● YOUR INSTRUCTIONS: In the listing that follows, retype every line from the first through the one containing "(0,0) rectangle (1011,554);". Pictures are to be left out.

● AVAILABLE DATA:
-- begin --
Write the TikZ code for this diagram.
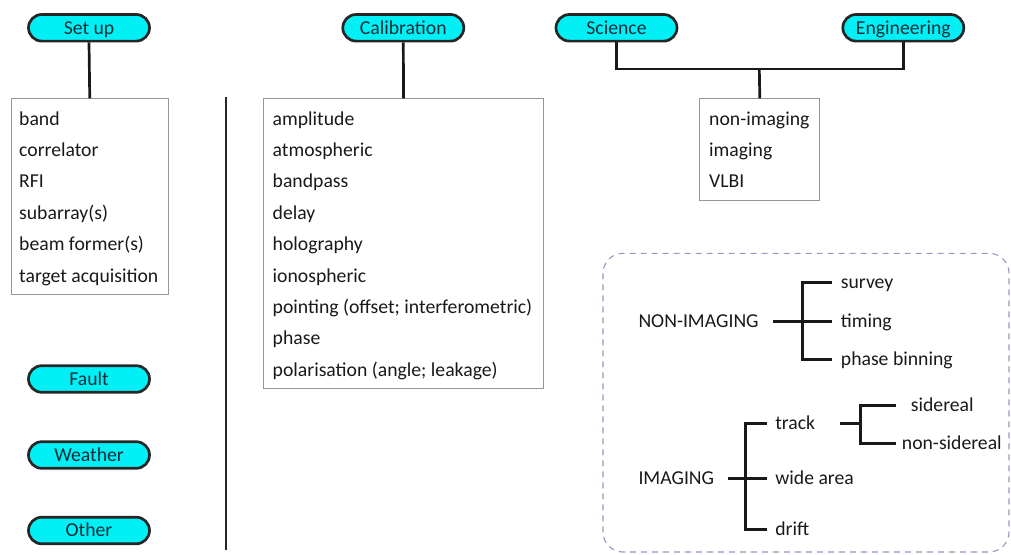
\documentclass[tikz,border=0pt]{standalone}
\usepackage{fontspec}
\setmainfont{Carlito}
\definecolor{pillcyan}{RGB}{0,240,245}
\definecolor{pilltext}{RGB}{20,45,55}
\definecolor{boxgray}{RGB}{150,150,150}
\definecolor{dashblue}{RGB}{150,150,190}
\begin{document}
\begin{tikzpicture}[x=1pt,y=-1pt,
  font=\fontsize{19.7}{23}\selectfont,
  pill/.style={draw=black!85, line width=2.7pt, fill=pillcyan,
    rounded corners=13.3pt, minimum width=121pt, minimum height=26.6pt,
    inner sep=0pt, text=pilltext, text height=16.7pt, text depth=4pt},
  listbox/.style={draw=boxgray, line width=1pt, anchor=north west, inner sep=0pt},
  listitem/.style={anchor=base west, inner sep=0pt, text=black!90},
  treelabel/.style={anchor=west, inner sep=0pt, text height=15pt, text depth=3.5pt, text=black!90},
  leaf/.style={treelabel, inner xsep=8.4pt},
  link/.style={line width=2.7pt, draw=black!90},
]
\useasboundingbox (0,0) rectangle (1011,554);

% ---- category pills ----
\node[pill] (setup)   at (89,27.8)    {Set up};
\node[pill] (calib)   at (403.3,27.8) {Calibration};
\node[pill] (science) at (616.5,27.8) {Science};
\node[pill] (engin)   at (903.3,27.8) {Engineering};
\node[pill] (fault)   at (89,379)     {Fault};
\node[pill] (weather) at (89,455)     {Weather};
\node[pill] (other)   at (89,530.5)   {Other};

% ---- divider ----
\coordinate (divtop) at (226,97);
\coordinate (divbot) at (226,550);
\draw[line width=2.2pt, black!85] (divtop) -- (divbot);

% ---- set-up list ----
\node[listbox, minimum width=156.5pt, minimum height=195.5pt] (setupbox) at (11,98.3) {};
\foreach \t [count=\i from 0] in {band,correlator,RFI,subarray(s),beam former(s),target acquisition}
  \node[listitem] (su\i) at (19,125+31.4*\i) {\t};
\draw[link] (setup.south) -- (setupbox.north);

% ---- calibration list ----
\node[listbox, minimum width=280.5pt, minimum height=290pt] (calbox) at (262.8,98.3) {};
\foreach \t [count=\i from 0] in {amplitude,atmospheric,bandpass,delay,holography,ionospheric,
    pointing (offset; interferometric),phase,polarisation (angle; leakage)}
  \node[listitem] (ca\i) at (272.5,125+31.4*\i) {\t};
\draw[link] (calib.south) -- (calbox.north);

% ---- science / engineering list ----
\node[listbox, minimum width=120pt, minimum height=102pt] (scibox) at (699.3,98.3) {};
\foreach \t [count=\i from 0] in {non-imaging,imaging,VLBI}
  \node[listitem] (sc\i) at (709,125+31.4*\i) {\t};
\coordinate (sejoin) at (759.3,69);
\draw[link] (science.south) |- (sejoin) -| (engin.south);
\draw[link] (sejoin) -- (scibox.north);

% ---- observing-mode panel ----
\draw[dashblue, line width=1.1pt, dash pattern=on 6pt off 5pt, rounded corners=20pt]
  (603,253.3) rectangle (1009,552);

\node[treelabel] (nonimg)  at (638.3,321.7) {NON-IMAGING};
\node[leaf] (survey)  at (832.3,282.7) {survey};
\node[leaf] (timing)  at (832.3,321.7) {timing};
\node[leaf] (binning) at (832.3,359.3) {phase binning};
\coordinate (nijoin) at (802.3,321.7);
\draw[link] (survey.west) -| (nijoin) |- (binning.west);
\draw[link, shorten <=14.4pt] (nonimg.east) -- (timing.west);

\node[treelabel] (imaging) at (638.3,478.3) {IMAGING};
\node[leaf] (track)    at (766.7,423.3) {track};
\node[leaf] (widearea) at (766.7,478.3) {wide area};
\node[leaf] (drift)    at (766.7,529.3) {drift};
\coordinate (imjoin) at (745.7,478.3);
\draw[link] (track.west) -| (imjoin) |- (drift.west);
\draw[link, shorten <=14pt] (imaging.east) -- (widearea.west);

\node[leaf, inner xsep=14.7pt] (sidereal)    at (896,405.7) {sidereal};
\node[leaf, inner xsep=5.7pt]  (nonsidereal) at (896,443.3) {non-sidereal};
\coordinate (trjoin) at (860.7,423.3);
\draw[link] (sidereal.west) -| (trjoin) |- (nonsidereal.west);
\draw[link, shorten <=16.6pt] (track.east) -- (trjoin);
\end{tikzpicture}
\end{document}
-- end --
● THE COMPLETED TASK:
Write the TikZ code for this diagram.
\documentclass[tikz,border=0pt]{standalone}
\usepackage{fontspec}
\setmainfont{Carlito}
\definecolor{pillcyan}{RGB}{0,240,245}
\definecolor{pilltext}{RGB}{20,45,55}
\definecolor{boxgray}{RGB}{150,150,150}
\definecolor{dashblue}{RGB}{150,150,190}
\begin{document}
\begin{tikzpicture}[x=1pt,y=-1pt,
  font=\fontsize{19.7}{23}\selectfont,
  pill/.style={draw=black!85, line width=2.7pt, fill=pillcyan,
    rounded corners=13.3pt, minimum width=121pt, minimum height=26.6pt,
    inner sep=0pt, text=pilltext, text height=16.7pt, text depth=4pt},
  listbox/.style={draw=boxgray, line width=1pt, anchor=north west, inner sep=0pt},
  listitem/.style={anchor=base west, inner sep=0pt, text=black!90},
  treelabel/.style={anchor=west, inner sep=0pt, text height=15pt, text depth=3.5pt, text=black!90},
  leaf/.style={treelabel, inner xsep=8.4pt},
  link/.style={line width=2.7pt, draw=black!90},
]
\useasboundingbox (0,0) rectangle (1011,554);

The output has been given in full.